• What is asked: Each line from the beginning of the data below through the line containing "const sourceText = 'VI." should be repeated exactly, please.

• Information shown:
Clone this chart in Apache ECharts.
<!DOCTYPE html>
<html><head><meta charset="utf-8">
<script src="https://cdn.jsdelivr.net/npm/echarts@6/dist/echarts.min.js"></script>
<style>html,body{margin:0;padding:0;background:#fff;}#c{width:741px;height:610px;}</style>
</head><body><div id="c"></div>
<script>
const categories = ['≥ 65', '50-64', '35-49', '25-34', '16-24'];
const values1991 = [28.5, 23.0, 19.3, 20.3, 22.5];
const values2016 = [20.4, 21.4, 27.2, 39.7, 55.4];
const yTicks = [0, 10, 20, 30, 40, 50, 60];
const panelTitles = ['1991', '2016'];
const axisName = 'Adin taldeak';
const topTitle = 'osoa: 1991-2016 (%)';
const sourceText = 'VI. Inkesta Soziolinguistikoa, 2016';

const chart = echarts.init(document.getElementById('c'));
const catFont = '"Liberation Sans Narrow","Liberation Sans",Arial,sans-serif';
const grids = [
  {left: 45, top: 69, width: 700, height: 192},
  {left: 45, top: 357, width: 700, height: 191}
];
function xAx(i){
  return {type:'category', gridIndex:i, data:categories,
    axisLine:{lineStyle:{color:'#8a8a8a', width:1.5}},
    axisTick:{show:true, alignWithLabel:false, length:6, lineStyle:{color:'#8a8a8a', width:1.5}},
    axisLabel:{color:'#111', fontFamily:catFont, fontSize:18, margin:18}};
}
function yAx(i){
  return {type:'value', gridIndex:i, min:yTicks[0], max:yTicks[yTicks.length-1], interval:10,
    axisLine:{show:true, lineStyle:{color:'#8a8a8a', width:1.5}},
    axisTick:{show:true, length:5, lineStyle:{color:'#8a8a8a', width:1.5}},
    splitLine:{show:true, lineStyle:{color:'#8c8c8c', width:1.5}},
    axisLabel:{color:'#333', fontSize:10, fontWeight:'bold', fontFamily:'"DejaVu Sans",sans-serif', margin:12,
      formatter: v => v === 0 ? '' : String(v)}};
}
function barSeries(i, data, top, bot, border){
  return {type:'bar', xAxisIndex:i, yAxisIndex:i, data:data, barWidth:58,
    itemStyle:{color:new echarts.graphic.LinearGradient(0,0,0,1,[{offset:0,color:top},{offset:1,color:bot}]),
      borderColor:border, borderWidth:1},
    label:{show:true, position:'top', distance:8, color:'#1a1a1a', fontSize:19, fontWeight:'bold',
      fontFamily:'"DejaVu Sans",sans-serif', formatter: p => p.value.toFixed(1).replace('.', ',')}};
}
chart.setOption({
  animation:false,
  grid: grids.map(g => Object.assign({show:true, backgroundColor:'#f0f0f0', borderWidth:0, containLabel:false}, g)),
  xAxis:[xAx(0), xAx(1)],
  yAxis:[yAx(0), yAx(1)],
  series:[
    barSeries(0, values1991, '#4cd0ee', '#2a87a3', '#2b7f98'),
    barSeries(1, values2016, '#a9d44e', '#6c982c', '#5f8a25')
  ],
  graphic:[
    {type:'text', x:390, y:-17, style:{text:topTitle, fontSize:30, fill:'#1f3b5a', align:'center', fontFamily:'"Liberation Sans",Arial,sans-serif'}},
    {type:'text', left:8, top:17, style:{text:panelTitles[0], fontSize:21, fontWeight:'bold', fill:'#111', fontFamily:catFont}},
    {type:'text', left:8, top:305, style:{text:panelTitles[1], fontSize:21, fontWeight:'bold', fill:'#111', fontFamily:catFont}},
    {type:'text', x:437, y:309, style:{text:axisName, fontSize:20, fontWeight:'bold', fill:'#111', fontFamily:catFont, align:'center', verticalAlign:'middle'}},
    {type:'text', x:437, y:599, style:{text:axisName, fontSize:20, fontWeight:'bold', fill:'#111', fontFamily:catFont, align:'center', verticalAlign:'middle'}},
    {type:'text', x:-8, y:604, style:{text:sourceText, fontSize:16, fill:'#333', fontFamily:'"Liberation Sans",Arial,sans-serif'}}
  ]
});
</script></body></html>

• In response:
Clone this chart in Apache ECharts.
<!DOCTYPE html>
<html><head><meta charset="utf-8">
<script src="https://cdn.jsdelivr.net/npm/echarts@6/dist/echarts.min.js"></script>
<style>html,body{margin:0;padding:0;background:#fff;}#c{width:741px;height:610px;}</style>
</head><body><div id="c"></div>
<script>
const categories = ['≥ 65', '50-64', '35-49', '25-34', '16-24'];
const values1991 = [28.5, 23.0, 19.3, 20.3, 22.5];
const values2016 = [20.4, 21.4, 27.2, 39.7, 55.4];
const yTicks = [0, 10, 20, 30, 40, 50, 60];
const panelTitles = ['1991', '2016'];
const axisName = 'Adin taldeak';
const topTitle = 'osoa: 1991-2016 (%)';
const sourceText = 'VI. Inkesta Soziolinguistikoa, 2016';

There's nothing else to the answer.